O alerta reforça a necessidade de planejamento energético e integração entre os setores elétrico e digital, de forma a antecipar a demanda e evitar gargalos que possam frear o crescimento da economia digital brasileira, especialmente em um momento em que o país busca atrair grandes provedores globais de computação em nuvem e inteligência artificial.

Planejamento e prioridade para o acesso à energia
Segundo Fialho, a disponibilidade de energia é o principal fator de viabilidade para novos investimentos em data centers, e não apenas o custo ou a localização geográfica. “Sem energia não tem data center. A discussão não é onde eu quero colocar o data center, mas onde eu tenho condições de colocá-lo. E onde não há condição, é preciso criá-la”, concluiu.

A fala reforça que o setor elétrico precisa se antecipar à demanda do setor digital, garantindo infraestrutura robusta e confiável para sustentar o crescimento do processamento de dados no país.
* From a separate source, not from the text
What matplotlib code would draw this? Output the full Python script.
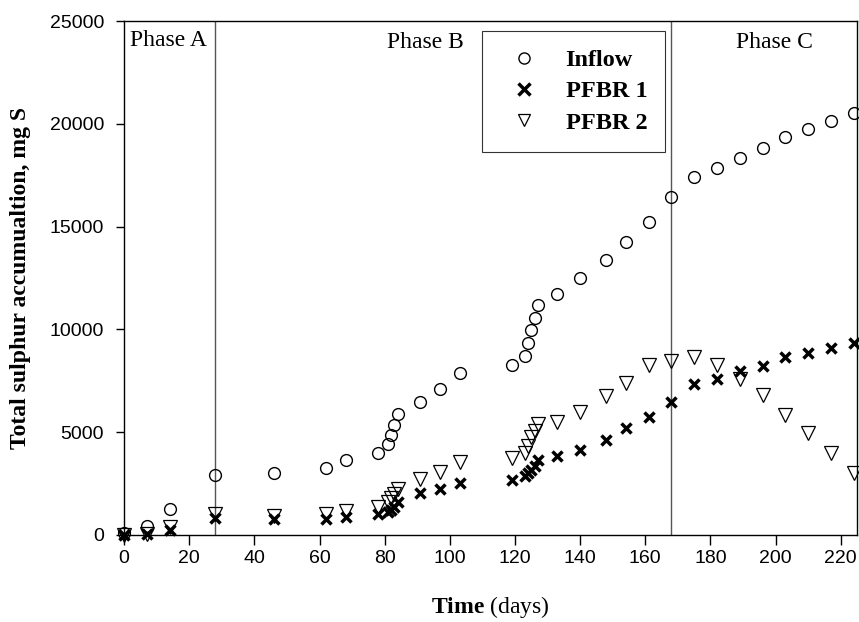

Especialistas defendem política industrial e tecnológica integrada
O moderador Luciano Charlita, do Banco Mundial, destacou que a localização dos data centers deve equilibrar demanda econômica e capacidade da infraestrutura elétrica. Ele lembrou que 80% da população brasileira vive em apenas 1% do território, o que intensifica a pressão sobre regiões já saturadas.

“A questão da localização dos data centers requer uma mistura de demanda econômica e capacidade da infraestrutura para permitir a instalação”, pontuou.
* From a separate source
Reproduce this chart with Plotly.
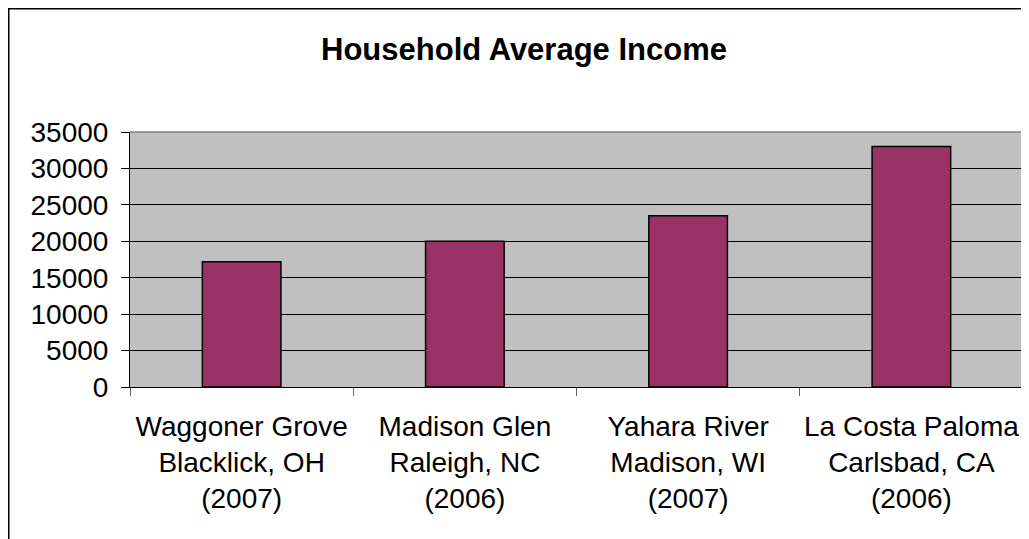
import plotly.graph_objects as go

categories = [
    "Waggoner Grove<br>Blacklick, OH<br>(2007)",
    "Madison Glen<br>Raleigh, NC<br>(2006)",
    "Yahara River<br>Madison, WI<br>(2007)",
    "La Costa Paloma<br>Carlsbad, CA<br>(2006)",
]
income = [17200, 20000, 23500, 33000]
y_ticks = [0, 5000, 10000, 15000, 20000, 25000, 30000, 35000]
title_text = "Household Average Income"

FONT = "Liberation Sans, Arial, sans-serif"

fig = go.Figure()
fig.add_trace(go.Bar(
    x=categories, y=income, width=0.352,
    marker=dict(color="#993366", line=dict(color="black", width=1.5)),
))

# the page body has an 8px margin, so figure coords = screen coords - 8;
# the figure is sized so it ends exactly at the window's right/bottom edge
W, H = 1021, 531
L, R, T, B = 122, 6, 124, 152
pw, ph = W - L - R, H - T - B

fig.update_layout(
    width=W, height=H,
    margin=dict(l=L, r=R, t=T, b=B, pad=0),
    paper_bgcolor="white", plot_bgcolor="#C0C0C0",
    showlegend=False,
    font=dict(family=FONT, color="black"),
    title=dict(text="<b>" + title_text + "</b>", x=516 / W, xanchor="center",
               xref="container", yref="container", y=1 - 41 / H, yanchor="middle",
               font=dict(size=31, family=FONT, color="black")),
)
fig.update_xaxes(
    type="category", tickson="boundaries", ticks="outside", ticklen=8,
    tickcolor="#606060", tickwidth=1,
    showline=True, linecolor="black", linewidth=1,
    showgrid=False, tickfont=dict(size=28, family=FONT, color="black"),
    ticklabelstandoff=14, tickangle=0,
)
fig.update_yaxes(
    range=[0, 35000], tickvals=y_ticks, ticktext=[str(v) for v in y_ticks],
    ticks="outside", ticklen=8, tickcolor="black", tickwidth=1,
    showline=True, linecolor="black", linewidth=1,
    showgrid=True, gridcolor="black", gridwidth=1, zeroline=False,
    tickfont=dict(size=28, family=FONT, color="black"),
    ticklabelstandoff=7,
)
# plot-area top/right border (gray)
fig.add_shape(type="line", xref="x domain", yref="y domain", x0=0, x1=1, y0=1, y1=1,
              line=dict(color="#808080", width=1.5), layer="above")
fig.add_shape(type="line", xref="x domain", yref="y domain", x0=1, x1=1, y0=0, y1=1,
              line=dict(color="#808080", width=1.5), layer="above")
# outer chart border (starts at the very left/top edge of the figure)
fig.add_shape(type="rect", xref="paper", yref="paper",
              x0=(0.5 - L) / pw, x1=(W + 5 - L) / pw,
              y0=(T + ph - (H + 5)) / ph, y1=(T + ph - 0.5) / ph,
              line=dict(color="black", width=2), fillcolor="rgba(0,0,0,0)", layer="below")

fig.write_html("out.html")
Já Giuseppe Marrara, vice-diretor de Telecomunicações da Abinee e diretor de Políticas Públicas da Cisco, ressaltou que o país precisa fortalecer sua indústria nacional de tecnologia para evitar gargalos de fornecimento e dependência externa.

“Os fabricantes brasileiros estão prontos para atender à demanda de equipamentos e soluções de automação, eficiência energética e conectividade de alta capacidade”, afirmou Marrara, acrescentando que isso depende de políticas públicas que garantam competitividade aos produtos locais.

Gargalo energético: o novo desafio da era digital
O alerta da Scala Data Centers expõe uma questão crítica para o futuro da infraestrutura digital e energética do Brasil. O crescimento vertiginoso da demanda por energia elétrica para data centers, combinado com os prazos longos de expansão da rede de transmissão, pode gerar um gargalo estrutural capaz de limitar a transformação digital e os avanços em inteligência artificial, computação em nuvem e 5G.

Para evitar esse cenário, será essencial um planejamento conjunto entre governo, reguladores e iniciativa privada, com foco em garantir energia limpa, estável e acessível para sustentar a nova economia digital.